Medium P_i = water oxygen exchange by kinesin. (a) Change in ratio of ¹⁸O₃-P_i:¹⁸O₄-P_i species versus time for monomeric BKinM. Full reaction with 2 μM BKinM, 4 μM MTs, 1 mM MgADP, and 1 mM ¹⁸O-P_i (diamonds). Control reactions had one component omitted. Minus MTs (square), minus ADP (circle), and minus BKinM (triangle). (b) Dependence of exchange rate on [ADP]. As in a, except for 0.5 mM P_i and variation in [ADP]. Reaction for 154 min. A K_d of 70 μM was determined by fitting to a hyperbolic binding model. (c) Dependence of exchange rate on [P_i]. As in a at 1 mM MgADP and variable [P_i]. Reaction for 168 min. (d) Progress of exchange reaction for dimeric DKH405. Reaction as 2 μM DKH405 (per head concentration), 4 μM MTs, and 1 mM ¹⁸O-P_i. No ADP was added, and the free [ADP] was 2 μM that resulted from half-site release of ADP on binding of DKH405 to the MT and from carryover of free ADP in the stock of DKH405. Control reactions had extra ADP added to a total free concentration of 3 μM (circle) or 5 μM (triangle). Results are reported as total amount of exchange, because the exchange is more extensive than in a with multiple cycles of exchange having occurred. Consequently, the ¹⁸O₃-P_i:¹⁸O₄-P_i ratio no longer scales linearly with the amount of exchange. For comparison, the point at 25 min has a ¹⁸O₃-P_i:¹⁸O₄-P_i ratio of 0.097 that is already off the scale of a.

Fig. 2.

Influence of added salts on binding of 2′(3′)-O-(N-methylanthraniloyl)ADP (mantADP) to nucleotide-free K349. Stopped-flow analysis of the rate of the fluorescent transient on binding of mantADP to nucleotide-free human K349 monomer. Final concentrations of 0.24 μM K349 and 2.9 μM mantADP in A25 buffer with 25 mM KCl plus additional potassium salts as indicated. No addition, diamond; P_i, circles; sulfate, squares; KCl to 50 mM total, triangle. Hyperbolic fits to data yield K_0.5 values of 3.1 and 1.8 mM and maximum fractional inhibitions of 61 and 81% for P_i and sulfate, respectively.

Scheme 4.

Comparison of ADP release and ATP resynthesis by monomers and the tethered head of a kinesin dimer bound to a MT. Motor domains are represented by circles with the MT indicated by a solid bar with the plus end at the right.

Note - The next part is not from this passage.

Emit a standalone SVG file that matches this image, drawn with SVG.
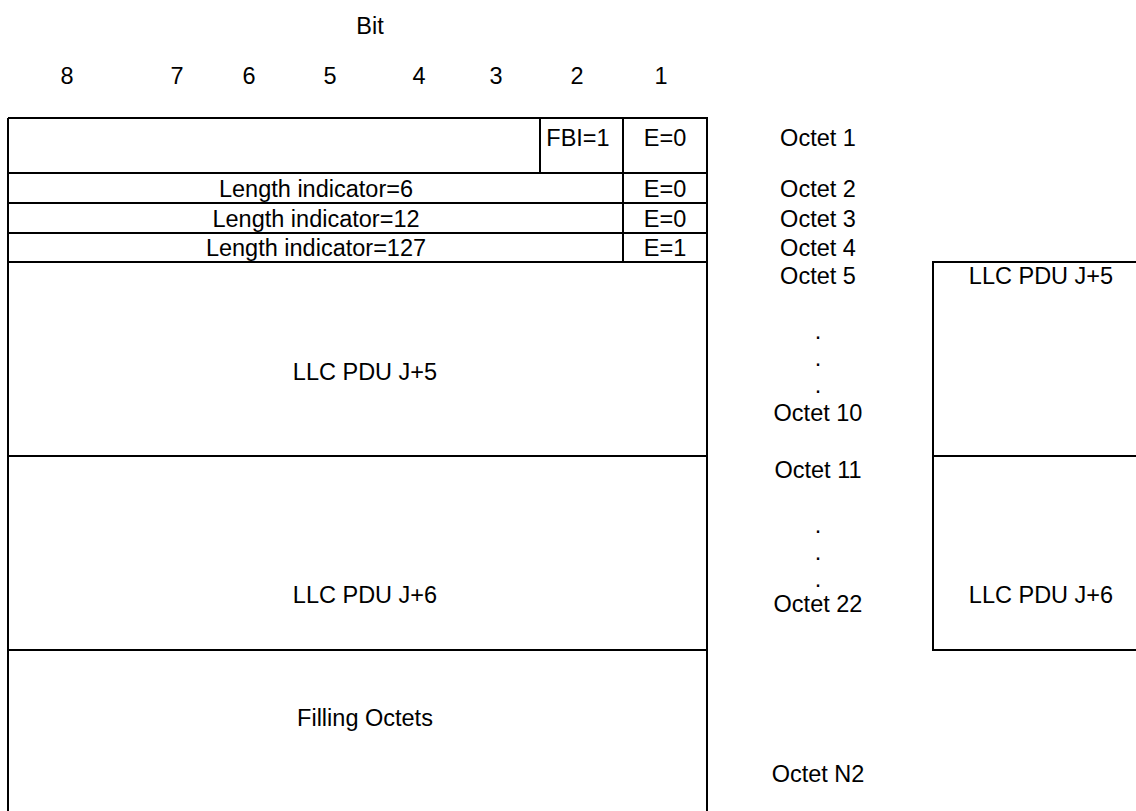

ADP and ATP are indicated by D and T, respectively, with the three species on each line being the nucleotide-free, ADP, and ATP forms. The NL is indicated by a line originating near position of I325 (human kinesin numbering) with a curved line depicting an undocked linker and a straight arrow indicating the forward directed position of the docked linker in the presence of ATP (see ref. for a more complete description of this schematic representation). The increased freedom of the undocked NL with monomers is indicated by the multiple conformations of the NL in A. An intact neck coil is indicted by long parallel lines, and a partially uncoiled neck coil is indicated by shorter parallel lines and single lines leading to the ends of the NLs. The weight of the arrows in lines A and B is only intended to convey the relative changes in rate between monomers and dimers for each step. As discussed in the text, the equilibrium for ATP synthesis still strongly favors hydrolysis at 1 mM P_i even for dimers.

Scheme 5.

Model for ATP-induced movement of the tethered head from the rear to the lead position. The starting configuration is that of B in Scheme 4 that is consistent with the acceleration of medium P_i = water exchange with dimers. ATP binding to the lead head would favor NL docking, and this would displace the trailing head with ADP toward the lead position with stimulation of ADP release. * marks a fixed position on the MT.